What a Logo Is (and what it’s not)
One of the most common conversations we have starts the same way.
“We just need a logo.”
Sometimes that’s true. But more often, it’s not really about the logo at all. It’s about a feeling. Something feels off. The business has grown, the materials don’t match, the website feels dated, the sales deck was clearly built in a rush, and no one wants to admit that the brand has quietly drifted.
So the logo gets blamed. It’s visible. It’s easy. And it feels like a clean place to start.
A logo does matter. But it isn’t magic. And it definitely isn’t meant to carry your entire brand on its back.
What a Logo Is
At its core, a logo is an identifier. It’s not just the JPEG you keep forgetting where you saved on your computer.
It’s the visual shorthand people use to recognize you. It shows up everywhere. Your website. Your email signature. Your proposals. Your brochures. Your signage. Sometimes in places you forgot you even put it.
When it works well, it becomes familiar. When it works really well, it creates confidence before a single word is read.
A strong logo should be:
Clear and legible (focused)
Distinctive without trying too hard (ownable)
Flexible enough to work on everything from a website header to a printed piece (continuous)
Appropriate for the audience it’s meant to reach (relevant)
That’s real work. A good logo earns its keep.
What a Logo Isn’t
What a logo is not is a complete brand.
It’s not your messaging.
It’s not your tone of voice.
It’s not your website experience.
And it’s definitely not your sales deck layout.
A logo can’t explain what makes you different. It can’t organize information. It can’t fix inconsistent materials. And it can’t compensate for unclear thinking.
We’ve seen businesses with perfectly decent logos struggle because everything around the logo feels disconnected. Different colors. Different fonts. Different styles. Different voices. The logo keeps showing up, doing its best, but it’s fighting an uphill battle.

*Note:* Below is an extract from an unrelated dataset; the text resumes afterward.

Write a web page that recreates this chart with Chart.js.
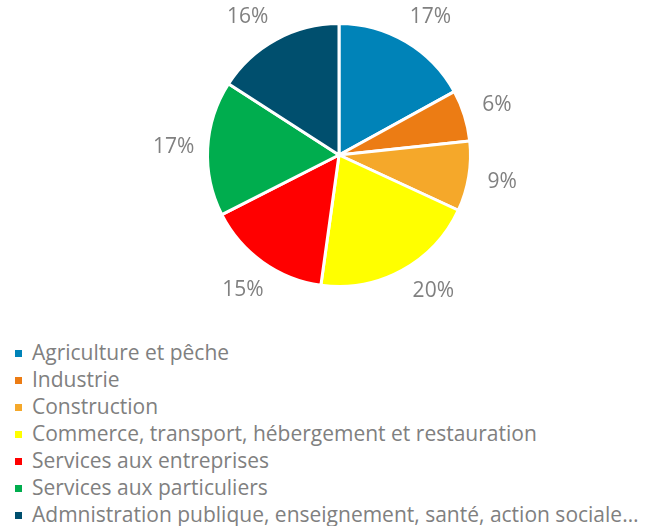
<!DOCTYPE html>
<html>
<head>
<meta charset="utf-8">
<script src="https://cdn.jsdelivr.net/npm/chart.js@4/dist/chart.umd.min.js"></script>
<style>
  body { margin: 0; background: #fff; }
  #wrap { position: relative; width: 654px; height: 526px; }
  #pie-box { position: absolute; left: 0; top: 0; width: 654px; height: 310px; }
  #legend { position: absolute; left: 15px; top: 339px; font-family: "Open Sans", sans-serif; font-size: 21px; color: #808080; }
  .item { height: 27px; line-height: 27px; white-space: nowrap; }
  .box { display: inline-block; width: 7px; height: 7px; margin-right: 10px; vertical-align: middle; position: relative; top: -1px; }
</style>
</head>
<body>
<div id="wrap">
  <div id="pie-box"><canvas id="pie-chart"></canvas></div>
  <div id="legend"></div>
</div>
<script>
// data
var labels = [
  'Agriculture et pêche',
  'Industrie',
  'Construction',
  'Commerce, transport, hébergement et restauration',
  'Services aux entreprises',
  'Services aux particuliers',
  'Admnistration publique, enseignement, santé, action sociale…'
];
var values = [17.0, 6.3, 8.6, 20.3, 15.3, 16.6, 15.9];
var colors = ['#0083B8', '#EC7C14', '#F5A82A', '#FFFF00', '#FF0000', '#00AD4E', '#004F6E'];

// percent labels outside each slice, kept inside the canvas like excel does
var outsideLabels = {
  id: 'outsideLabels',
  afterDatasetsDraw: function(chart) {
    var ctx = chart.ctx;
    var meta = chart.getDatasetMeta(0);
    var total = values.reduce(function(a, b) { return a + b; }, 0);
    var minY = 17, maxY = 291;
    ctx.save();
    ctx.font = '21px "Open Sans", sans-serif';
    ctx.fillStyle = '#808080';
    ctx.textAlign = 'center';
    ctx.textBaseline = 'middle';
    meta.data.forEach(function(arc, i) {
      var p = arc.getProps(['x', 'y', 'startAngle', 'endAngle', 'outerRadius'], true);
      var mid = (p.startAngle + p.endAngle) / 2;
      var r = p.outerRadius + 34;
      var dx = Math.cos(mid) * r;
      var dy = Math.sin(mid) * r;
      var y = p.y + dy;
      if (y < minY || y > maxY) {
        y = Math.min(Math.max(y, minY), maxY);
        dy = y - p.y;
        dx = Math.sign(dx) * Math.sqrt(r * r - dy * dy);
      }
      ctx.fillText(Math.round(values[i] / total * 100) + '%', p.x + dx, y);
    });
    ctx.restore();
  }
};

var ctx = document.getElementById('pie-chart');
var chart = new Chart(ctx, {
  type: 'pie',
  data: {
    labels: labels,
    datasets: [{
      data: values,
      backgroundColor: colors,
      borderColor: '#ffffff',
      borderWidth: 3
    }]
  },
  options: {
    responsive: true,
    maintainAspectRatio: false,
    animation: false,
    layout: { padding: { top: 22, bottom: 22, left: 24, right: 0 } },
    plugins: {
      legend: { display: false },
      tooltip: { enabled: false }
    }
  },
  plugins: [outsideLabels]
});

// legend
var legend = document.getElementById('legend');
labels.forEach(function(name, i) {
  var row = document.createElement('div');
  row.className = 'item';
  var box = document.createElement('span');
  box.className = 'box';
  box.style.background = colors[i];
  row.appendChild(box);
  row.appendChild(document.createTextNode(name));
  legend.appendChild(row);
});
</script>
</body>
</html>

That’s usually when frustration sets in.
A Real-World Example
We ran into this exact challenge during a redesign for Homes4Heroes.
The original logo leaned heavily on patriotic imagery. On the surface, it made sense. But in practice, it blended in with countless other organizations using the same visual cues. It looked appropriate, but it wasn’t particularly ownable.
The redesign wasn’t about being louder or more decorative. It was about clarity. About creating something more distinctive, more flexible, and better suited to support the brand across real-world applications, not just a single moment or message.
That difference, between looking familiar and being memorable, matters more than most people realize.
Where the Confusion Comes From
The confusion usually comes from visibility.
Logos are easy to point to. They feel concrete. When something feels off, it’s tempting to assume the logo is the problem.
But more often than not, the issue isn’t the logo. It’s the lack of a system around it.
Without clear guidelines and thoughtful design applied consistently, even a strong logo ends up doing all the heavy lifting by itself. And no logo, no matter how good, is built for that.
The Role of Design Beyond the Logo
This is where branding and design really start doing their jobs.
Design is how your brand shows up in the real world, every single day. It’s how information is organized. It’s how messages are prioritized. It’s how someone experiences your business before they ever talk to you.
Brochures.
Presentations.
Sales materials.
Web pages.
Digital ads.
These touchpoints shape perception just as much as the logo does, sometimes more. And they tend to be the places where cracks show first.
When design is handled thoughtfully and consistently, the logo feels stronger. When it’s not, the logo starts to feel like a sticker slapped onto unrelated materials.
Why This Matters More Than Ever
People move fast. They skim. They scan. They decide quickly.
A logo helps people recognize you. Design helps them understand you.
Clear hierarchy. Intentional layouts. Consistent visuals. These things reduce friction. They make it easier for people to trust what they’re seeing and move forward without overthinking it.
That’s why businesses that treat design as an ongoing need, not a one-time project, tend to look more polished and feel more credible over time.
A Better Question to Ask
Instead of starting with, “Do we need a new logo?” a better question is often:
“Do our materials clearly and consistently represent who we are today?”
Sometimes the answer leads to a logo update. Sometimes it leads to refining how the logo is used. And sometimes it simply means bringing order and clarity to the design that already exists.
The goal isn’t to redesign for the sake of redesigning. It’s to stop fighting your own materials.
The Takeaway
A logo is important. It just isn’t everything.
When branding and design work together, the logo becomes part of a larger system. One that supports your business not just at launch, but in all the everyday moments that actually matter.
If something about your brand feels off, don’t assume the logo is broken.
More often than not, it’s just lonely. And it’s tired of doing everyone else’s job.